It hardly needs reiteration that how important it is for the country's real development to have a healthy population, more particularly of women and children. We talk and promise so much on the issue of child and woman welfare and do roll out so many plans and strategies. But malnutrition and under-nutrition have not stopped taking its toll in our country.
According to an UNICEF report, one in every three malnourished children in the world, live in India. In January this year, our Prime Minister said that despite an impressive GDP growth, the level of under-nutrition was unacceptably high that he termed as a "National Shame."

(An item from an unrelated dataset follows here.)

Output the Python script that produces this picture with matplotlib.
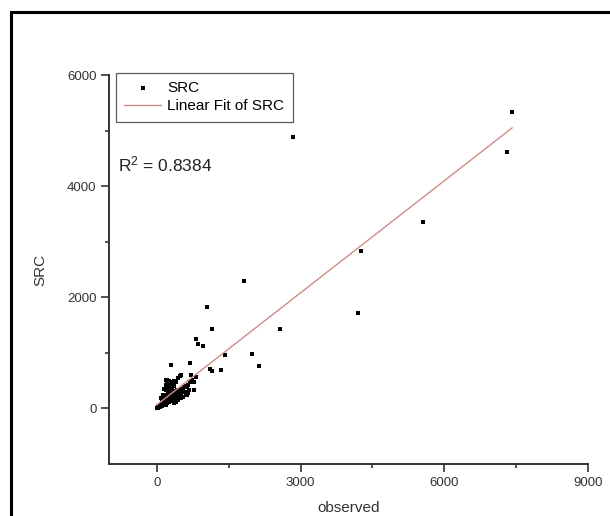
import matplotlib
matplotlib.use("Agg")
import matplotlib.pyplot as plt
from matplotlib.patches import Rectangle
from matplotlib.ticker import FixedLocator

plt.rcParams["font.family"] = ["Liberation Sans", "DejaVu Sans"]
plt.rcParams["mathtext.default"] = "regular"

# outliers
obs_out = [7415, 7304, 2840, 5546, 4263, 4207, 2568, 1814, 1053, 1144, 823,
           851, 970, 1423, 1982, 2128, 293, 697, 1109, 1158, 1333, 712, 481,
           195, 739, 774, 774, 634, 810]
src_out = [5328, 4607, 4877, 3357, 2834, 1717, 1436, 2294, 1826, 1423, 1249,
           1153, 1123, 967, 985, 769, 781, 823, 715, 679, 685, 595, 589,
           517, 505, 474, 324, 240, 564]

# dense cluster near the origin (estimated)
obs_cl = [5, 10, 15, 20, 25, 30, 35, 40, 45, 50, 55, 60, 65, 70, 75, 80, 85,
          90, 95, 100, 105, 110, 115, 120, 125, 130, 135, 140, 145, 150, 160,
          165, 170, 180, 185, 190, 200, 205, 210, 220, 225, 230, 240, 250,
          255, 260, 270, 280, 290, 300, 310, 320, 330, 340, 350, 360, 380,
          400, 420, 440, 460, 480, 500, 520, 300, 350, 400, 250, 200, 150,
          100, 120, 160, 200, 240, 280, 320, 360, 180, 220, 270, 330, 380,
          420, 460, 500, 540, 560, 420, 380, 250, 300, 200, 150, 100, 60, 30,
          100, 150, 200, 250, 320, 280, 400, 450, 530, 500, 350, 600, 650,
          700, 620, 680, 580, 150, 180, 220, 260, 300, 200, 120, 80, 350,
          450, 400, 600, 650, 550, 500, 450, 216, 314, 496]
src_cl = [3, 8, 5, 15, 12, 22, 18, 30, 25, 40, 28, 50, 35, 55, 40, 65, 45,
          75, 50, 85, 55, 95, 60, 100, 70, 110, 75, 120, 80, 130, 90, 140,
          100, 160, 105, 170, 115, 185, 125, 200, 130, 210, 145, 230, 150,
          240, 160, 260, 175, 280, 190, 300, 200, 320, 210, 230, 240, 250,
          270, 280, 300, 320, 340, 350, 150, 180, 200, 120, 90, 65, 45, 140,
          180, 220, 270, 320, 360, 400, 60, 100, 130, 170, 210, 230, 260,
          290, 320, 380, 330, 300, 200, 250, 160, 110, 70, 30, 10, 150, 250,
          330, 380, 480, 420, 120, 170, 200, 250, 100, 400, 430, 480, 380,
          330, 300, 350, 420, 480, 500, 450, 380, 250, 180, 500, 540, 480,
          240, 280, 200, 180, 150, 505, 450, 595]

observed = obs_out + obs_cl
src = src_out + src_cl

# linear fit as drawn in the picture
fit_slope = 0.672
fit_icpt = 65
fit_x = [0, 7415]
fit_y = [fit_icpt + fit_slope * v for v in fit_x]

fig = plt.figure(figsize=(6.10, 5.16), dpi=100)
ax = fig.add_axes([109 / 610, 1 - 464 / 516, 479 / 610, 389 / 516])

ax.scatter(observed, src, marker="s", s=9, color="black", linewidths=0,
           label="SRC", zorder=2)
ax.plot(fit_x, fit_y, color="#cf8c86", lw=1.0, label="Linear Fit of SRC",
        zorder=3)

ax.set_xlim(-1000, 9000)
ax.set_ylim(-1000, 6000)
ax.xaxis.set_major_locator(FixedLocator([0, 3000, 6000, 9000]))
ax.xaxis.set_minor_locator(FixedLocator([1500, 4500, 7500]))
ax.yaxis.set_major_locator(FixedLocator([0, 2000, 4000, 6000]))
ax.yaxis.set_minor_locator(FixedLocator([1000, 3000, 5000]))
ax.tick_params(which="major", direction="out", length=6, width=1.2,
               color="#333333", labelsize=9.5, labelcolor="#333333", pad=3)
ax.tick_params(which="minor", direction="out", length=3, width=1.2,
               color="#333333")
for s in ("top", "right"):
    ax.spines[s].set_visible(False)
for s in ("left", "bottom"):
    ax.spines[s].set_linewidth(1.4)
    ax.spines[s].set_color("#333333")

ax.set_xlabel("observed", fontsize=11, color="#333333", labelpad=9)
ax.set_ylabel("SRC", fontsize=11, color="#333333", labelpad=14)

ax.text(0.019, 0.771, "R$^2$ = 0.8384", transform=ax.transAxes,
        fontsize=12.5, va="center", ha="left", color="#222222")

leg = ax.legend(loc="upper left", bbox_to_anchor=(116 / 610, 1 - 73 / 516),
                bbox_transform=fig.transFigure, borderaxespad=0,
                fontsize=11, frameon=True, fancybox=False, handlelength=2.4,
                handletextpad=0.4, borderpad=0.55, labelspacing=0.25,
                markerscale=1.0)
leg.get_frame().set_edgecolor("#333333")
leg.get_frame().set_linewidth(0.9)

# outer frame of the original figure (cut at right and bottom)
fig.patches.append(Rectangle((11 / 610, -0.1), 1.2, 1 - 11.5 / 516 + 0.1,
                             transform=fig.transFigure, fill=False,
                             edgecolor="black", lw=2.2))

fig.savefig("out.png", dpi=100)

Let us consider some more facts:
- About 50% of all childhood deaths are attributed to malnutrition.
- Over two million under-5 deaths take place due to under-nutrition, that is, 6000 deaths every day, or 250 deaths per hour on an average.
- The under-nutrition cases are the highest in MP, Orissa, Bihar, UP and Rajasthan.
- 74% children under three and 52% of women in India are anaemic.
- As high as 44% children under the age of five are underweight.
It is also observed during various surveys that:
- Malnutrition in early childhood has serious long term consequences, because it impedes development of vital human organs. As such, it has a lasting impact on the child's overall physical and mental development.
- Malnourished children will struggle at school and are more prone to infectious diseases including HIV.
- Most of these children come from socially-deprived and poorest communities - tribals and lower castes where illiteracy is poor and poverty relatively very high.
- Adequate nourishment of the pregnant women was found to be very crucial not only for good health of the mother but also for the child's birth and thereafter.
Thus, the million dollar question is: who will address these issues which is a blot on our economic growth theory and more importantly, why it continues to be a national shame even after 65 years of independence.